I love visitors to the garden. Small children love outdoor
spaces like potting sheds where tools and lawn equipment are stored. I
didn't realize until later that the Honey Shed might have been a great
kid destination as well. Small spaces with unusual things are kid
friendly places.
The out building I use for storing my beekeeping equipment started out
as a playhouse for my daughter. My father in law built it for her and it
had a ladder leading up to the fenced in top where she used to march
around chanting "I'm the leader." For a lesson in just how accurately
small children know what they are supposed to be as adults you can visit
her website, Organized Charm. Leadership turned out to be her forte along with organizing the entire world if only people would do what she says.
After she outgrew the playhouse parts of it were dismantled and it fell
into disrepair as a storage space for a series of lawnmowers. Then a few
years ago I dug up a huge part of the backyard to make a garden and
decided to reclaim the collapsing building as a garden room.
I used clear corrugated plastic as the roof and loved that it allowed
light inside. I adore how much like a ruin it looked. The problem was
that the plastic roofing material was never water tight and having two
sides open to the elements meant that things disintegrated over time.

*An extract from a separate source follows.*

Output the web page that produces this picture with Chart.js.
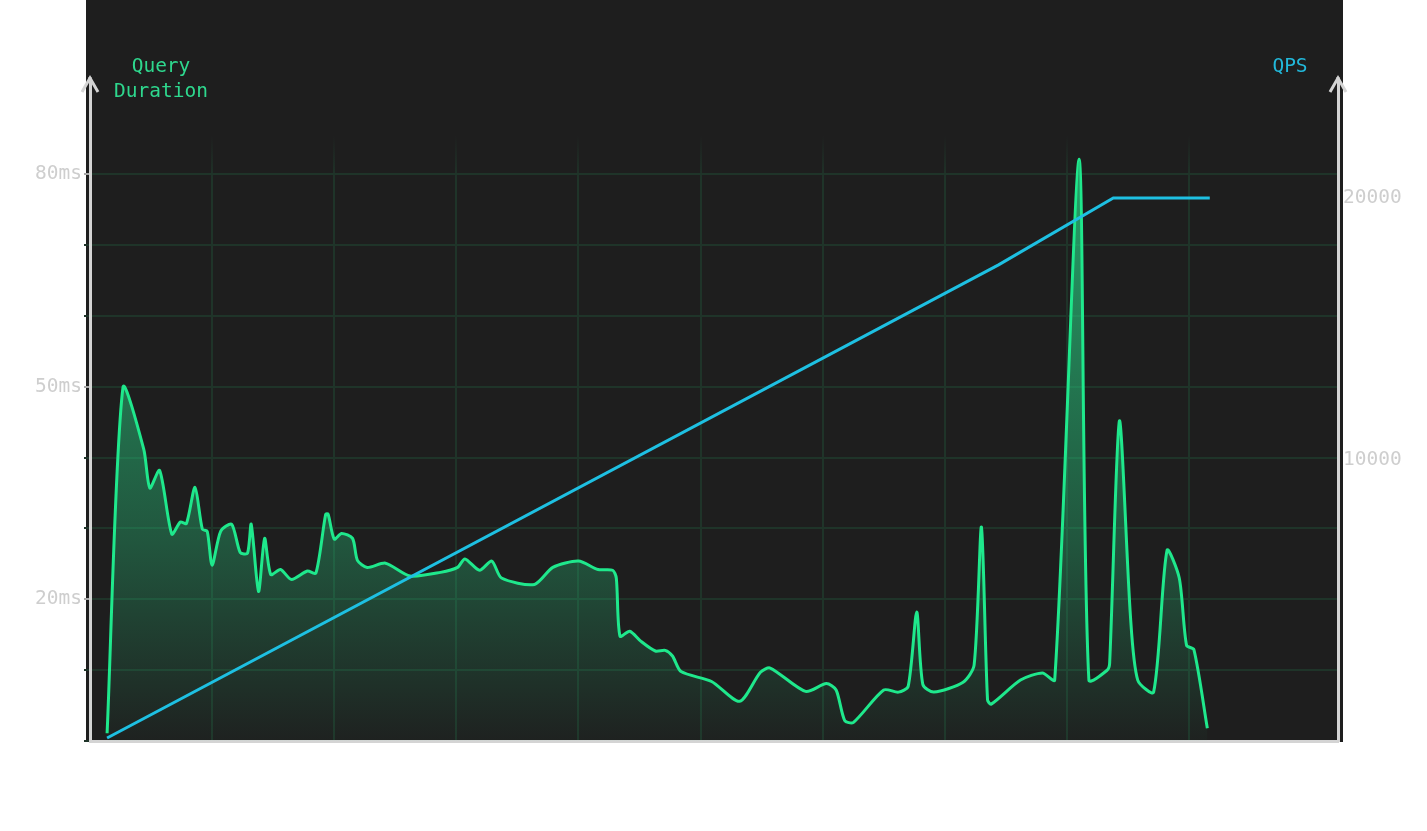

Also putting an old door and shutters out in the garden hastens rot. A
few years later my son brought home a carload of windows he'd rescued
from someone's trash. The trash picking apple didn't fall far from the
tree. I decided I'd use them to make this into a more sturdy structure.
The door got incorporated into the back wall and I used scrap to make walls and frame in the windows.
I finished it out and added a shelf on the back wall. It still wasn't
enclosed in the front. Here's how it looked from the outside.
It was still a 3 sided structure though my husband had hired someone to
give it a proper roof for me. Last year he hired someone to give it a
proper front and a screen door.
With the front enclosed and a screen door to keep out the chickens and
dogs it was becoming much more usable. Everything around here is a work
in progress.
This structure is now serving as what I call the Honey House. I use it
to store all my beekeeping equipment. It is finally finished organized
and tidy.
The Honey House actually sits inside the chicken run so a cute wooden
chicken I picked up years ago at The Hermitage (in Nashville, not St.
Petersburg) looks out the window. I see a little more finishing and
decorating in its future but for now it's tiny, fun, and useful.